The Dalai Lama famously wrote, “If someone has a gun and is trying to kill you, it would be reasonable to shoot back with your own gun.” Although personally opposing violence, Mohandas Gandhi condemned laws that disarmed his people from fighting for independence. And Christian scriptures include both an account of Jesus telling his disciples to buy swords and descriptions of a Second Coming, when enemy combatants will be slain by his sword.
In early American history, churches were vital to communities, and each settler was expected to do his part to protect the parishioners from attack. Many colonial settlements levied fines against worshipers for coming to church services with defective or absent firearms. Church lawns were often the scene for Sunday afternoon competitions and tournaments to sharpen the skills of colonialists.
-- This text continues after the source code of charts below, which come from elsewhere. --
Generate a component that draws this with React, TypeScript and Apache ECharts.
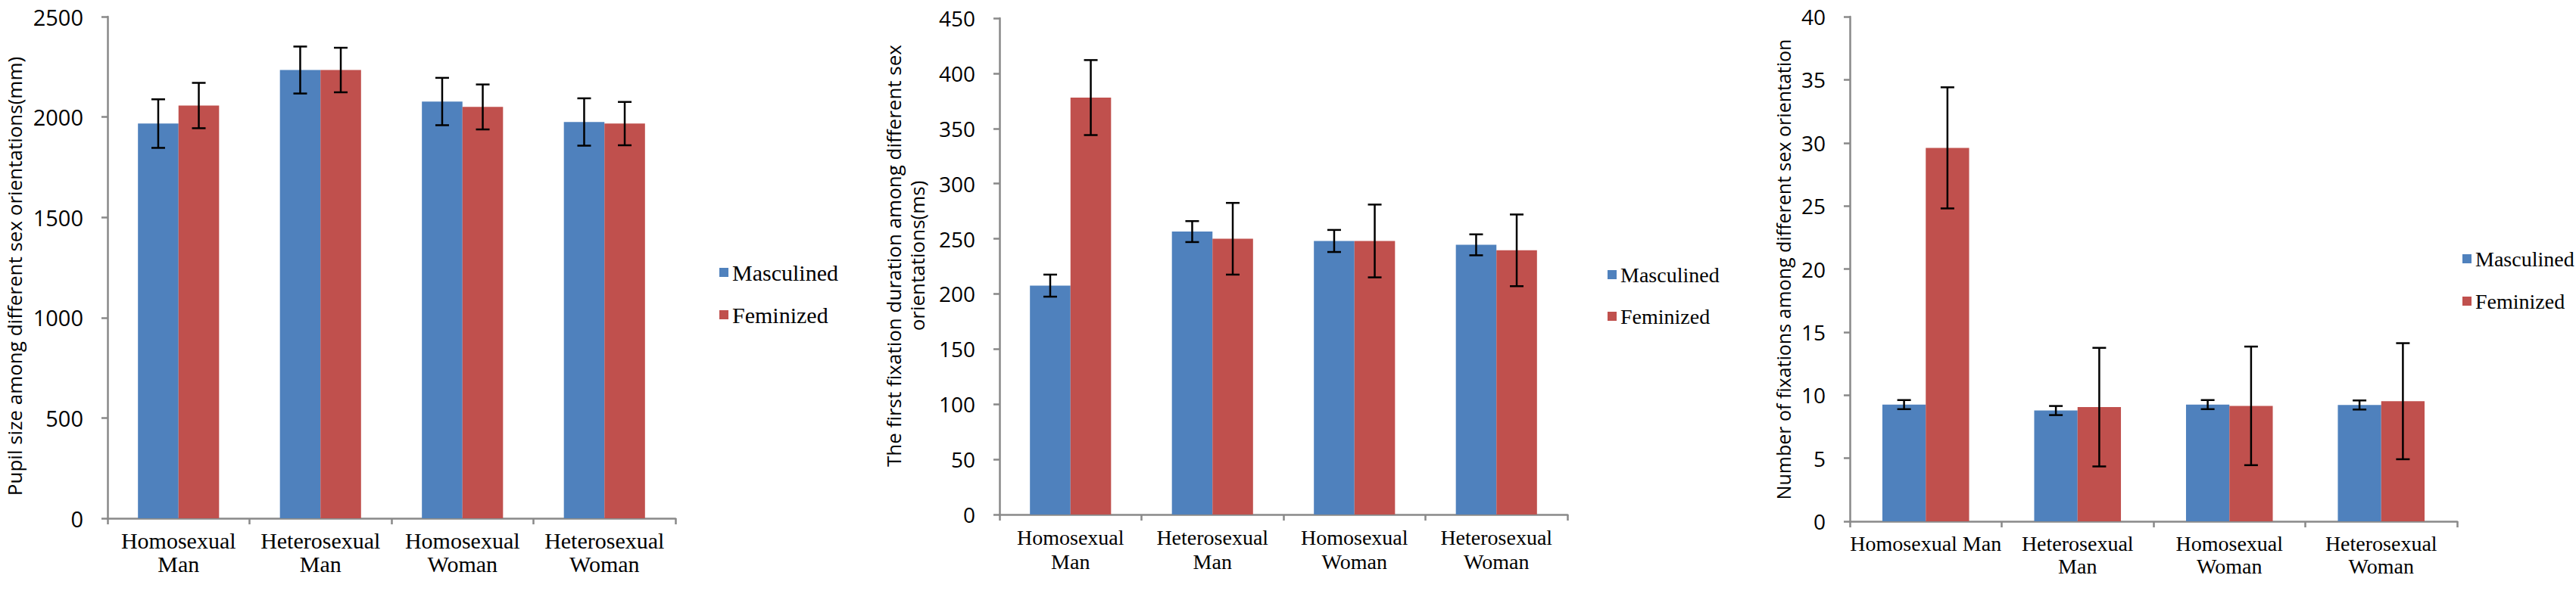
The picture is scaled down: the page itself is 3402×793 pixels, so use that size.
import React, { useEffect, useRef } from "react";
import * as echarts from "echarts";

const catsA = ["Homosexual\nMan", "Heterosexual\nMan", "Homosexual\nWoman", "Heterosexual\nWoman"];
const catsC = ["Homosexual Man", "Heterosexual\nMan", "Homosexual\nWoman", "Heterosexual\nWoman"];
const seriesNames = ["Masculined", "Feminized"];

const pupilMasc = [1967, 2234, 2077, 1975];
const pupilMascErr = [121, 117, 118, 118];
const pupilFem = [2057, 2234, 2050, 1967];
const pupilFemErr = [113, 111, 112, 108];

const durMasc = [207.5, 256.5, 248, 244.5];
const durMascErr = [10, 9.5, 10, 9.5];
const durFem = [378, 250, 248, 239.5];
const durFemErr = [34, 32.5, 33, 32.5];

const fixMasc = [9.25, 8.78, 9.25, 9.22];
const fixMascErr = [0.36, 0.36, 0.36, 0.36];
const fixFem = [29.6, 9.05, 9.15, 9.52];
const fixFemErr = [4.8, 4.7, 4.7, 4.6];

const yTitles = [
  "Pupil size among different sex orientations(mm)",
  "The first fixation duration among different sex\norientations(ms)",
  "Number of fixations among different sex orientation",
];
const yMax = [2500, 450, 40];
const yStep = [500, 50, 5];

const BLUE = "#4F81BD";
const RED = "#C0504D";
const AXIS = "#898989";
const GAP = 0.4286;

function errRender(sign: number) {
  return (params: any, api: any) => {
    const idx = api.value(0);
    const lo = api.coord([idx, api.value(1)]);
    const hi = api.coord([idx, api.value(2)]);
    const band = api.size([1, 0])[0];
    const off = (sign * band * (1 - GAP)) / 4;
    const x = hi[0] + off;
    const h = 9;
    const style = { stroke: "#000", lineWidth: 2.5 };
    return {
      type: "group",
      children: [
        { type: "line", shape: { x1: x, y1: hi[1], x2: x, y2: lo[1] }, style },
        { type: "line", shape: { x1: x - h, y1: hi[1], x2: x + h, y2: hi[1] }, style },
        { type: "line", shape: { x1: x - h, y1: lo[1], x2: x + h, y2: lo[1] }, style },
      ],
    };
  };
}

export default function App() {
  const ref = useRef<HTMLDivElement>(null);
  useEffect(() => {
    document.body.style.margin = "0";
    const chart = echarts.init(ref.current!, undefined, { renderer: "svg" });

    const grids = [
      { left: 142, top: 22, width: 750, height: 663 },
      { left: 1320, top: 24, width: 750, height: 656 },
      { left: 2443, top: 22, width: 802, height: 667 },
    ];
    const catSets = [catsA, catsA, catsC];
    const catFont = [30, 28, 28];
    const catLine = [31, 32, 30];
    const tickFont = [29, 28, 28];

    const xAxis = grids.map((_, i) => ({
      type: "category",
      gridIndex: i,
      data: catSets[i],
      boundaryGap: true,
      axisLine: { lineStyle: { color: AXIS, width: 2.5 } },
      axisTick: { show: true, length: 8, lineStyle: { color: AXIS, width: 2.5 } },
      axisLabel: {
        interval: 0,
        margin: 14,
        color: "#000",
        fontFamily: "Liberation Serif",
        fontSize: catFont[i],
        lineHeight: catLine[i],
      },
      splitLine: { show: false },
    }));

    const yAxis = grids.map((_, i) => ({
      type: "value",
      gridIndex: i,
      min: 0,
      max: yMax[i],
      interval: yStep[i],
      axisLine: { show: true, lineStyle: { color: AXIS, width: 2.5 } },
      axisTick: { show: true, length: 8, lineStyle: { color: AXIS, width: 2.5 } },
      axisLabel: {
        margin: 32,
        color: "#000",
        fontFamily: "Open Sans",
        fontSize: tickFont[i],
        formatter: (v: number) => String(v),
      },
      splitLine: { show: false },
    }));

    const sets = [
      [pupilMasc, pupilMascErr, pupilFem, pupilFemErr],
      [durMasc, durMascErr, durFem, durFemErr],
      [fixMasc, fixMascErr, fixFem, fixFemErr],
    ];

    const series: any[] = [];
    sets.forEach((s, i) => {
      const [m, me, f, fe] = s;
      series.push({
        type: "bar",
        name: seriesNames[0],
        xAxisIndex: i,
        yAxisIndex: i,
        data: m,
        barGap: "0%",
        barCategoryGap: "42.86%",
        itemStyle: { color: BLUE },
      });
      series.push({
        type: "bar",
        name: seriesNames[1],
        xAxisIndex: i,
        yAxisIndex: i,
        data: f,
        barGap: "0%",
        barCategoryGap: "42.86%",
        itemStyle: { color: RED },
      });
      series.push({
        type: "custom",
        name: "err-m-" + i,
        xAxisIndex: i,
        yAxisIndex: i,
        z: 10,
        renderItem: errRender(-1),
        data: m.map((v, k) => [k, v - me[k], v + me[k]]),
        encode: { x: 0, y: [1, 2] },
      });
      series.push({
        type: "custom",
        name: "err-f-" + i,
        xAxisIndex: i,
        yAxisIndex: i,
        z: 10,
        renderItem: errRender(1),
        data: f.map((v, k) => [k, v - fe[k], v + fe[k]]),
        encode: { x: 0, y: [1, 2] },
      });
    });

    const legendPos = [
      { left: 945, top: 340, gap: 26, fs: 30 },
      { left: 2118, top: 343, gap: 25, fs: 28 },
      { left: 3247, top: 322, gap: 26, fs: 28 },
    ];
    const legend = legendPos.map((p) => ({
      orient: "vertical",
      left: p.left,
      top: p.top,
      itemWidth: 12,
      itemHeight: 12,
      itemGap: p.gap,
      icon: "rect",
      data: seriesNames,
      textStyle: {
        color: "#000",
        fontFamily: "Liberation Serif",
        fontSize: p.fs,
        lineHeight: 30,
      },
    }));

    const titlePos = [
      { x: 19, y: 365, fs: 26 },
      { x: 1195, y: 338, fs: 26 },
      { x: 2355, y: 356, fs: 25 },
    ];
    const graphic = titlePos.map((p, i) => ({
      type: "text",
      x: p.x,
      y: p.y,
      rotation: Math.PI / 2,
      silent: true,
      style: {
        text: yTitles[i],
        align: "center",
        verticalAlign: "middle",
        fill: "#000",
        fontFamily: "Open Sans",
        fontSize: p.fs,
        lineHeight: 31,
      },
    }));

    chart.setOption({
      animation: false,
      backgroundColor: "#fff",
      grid: grids,
      xAxis,
      yAxis,
      legend,
      series,
      graphic,
    });
    return () => chart.dispose();
  }, []);
  return <div ref={ref} style={{ width: 3402, height: 793 }} />;
}
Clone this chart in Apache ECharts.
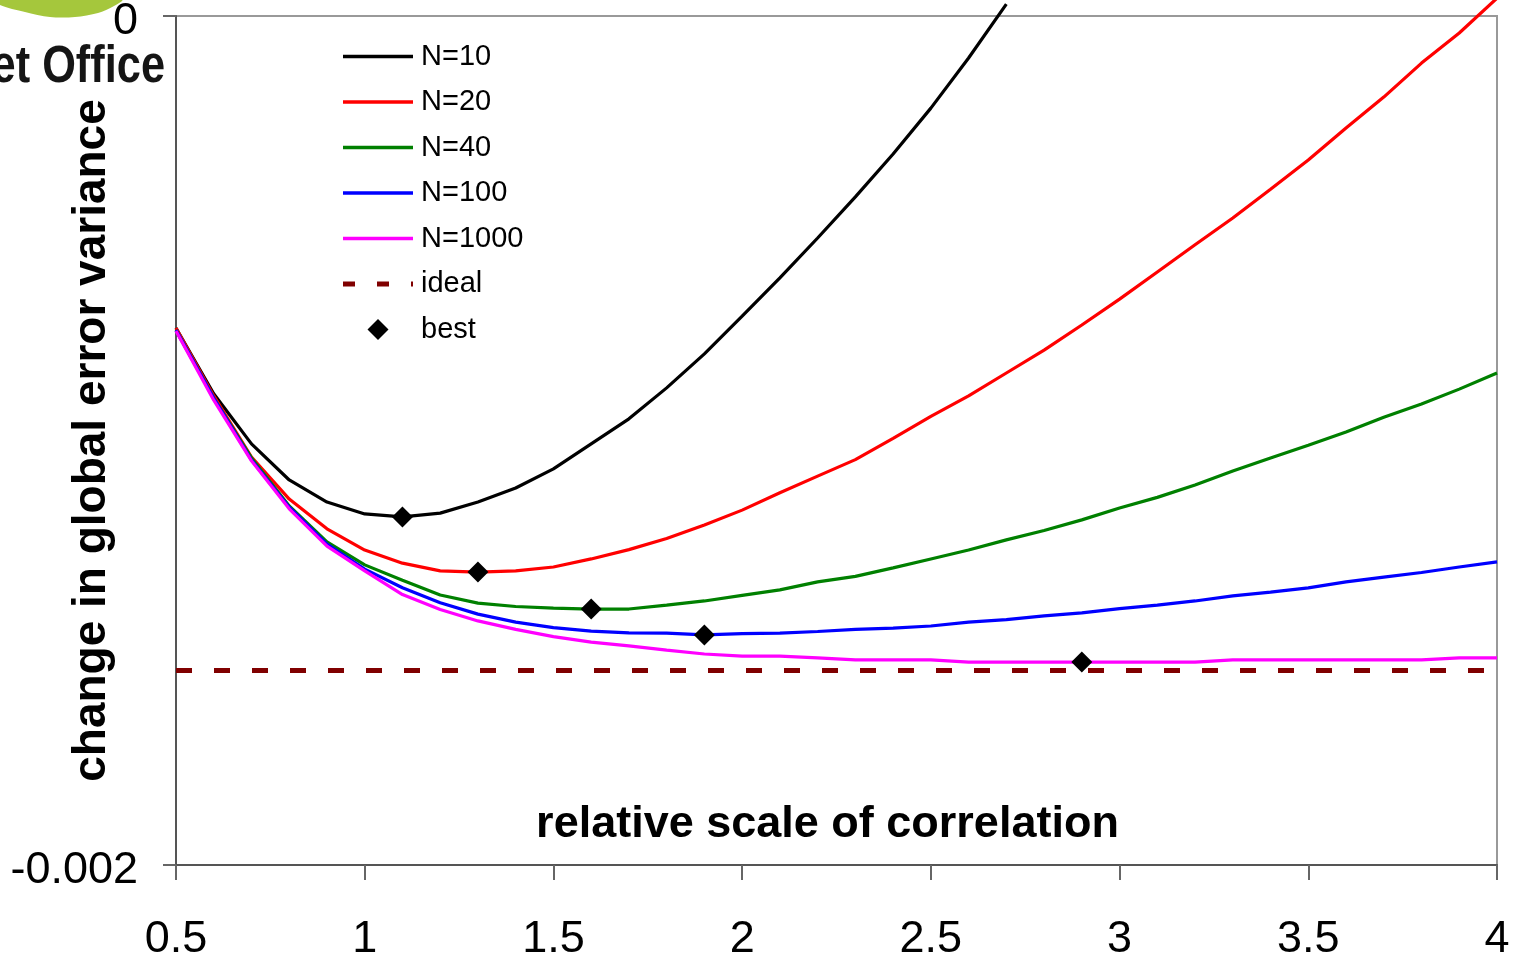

For readers interested in beefing up church security, it’s important first to check local laws on church carry. Make sure your church isn’t acting as a day care or a school. Promote a dialogue among the church and clergy. Network with other worshipers to form plans. Periodically volunteer to stand watch outside the service. Greeters and ushers often join services and leave church foyers completely unwatched, allowing open access to would-be perpetrators. Learn to watch for concerning behaviors. Train for worst-case scenarios.
Whatever day and in whatever way, many readers keep the Sabbath. It’s not a question of if but when and where. When preventative measures fail, being caught without the means to defend yourself, even in a house of worship, is a mistake you might only get to make once.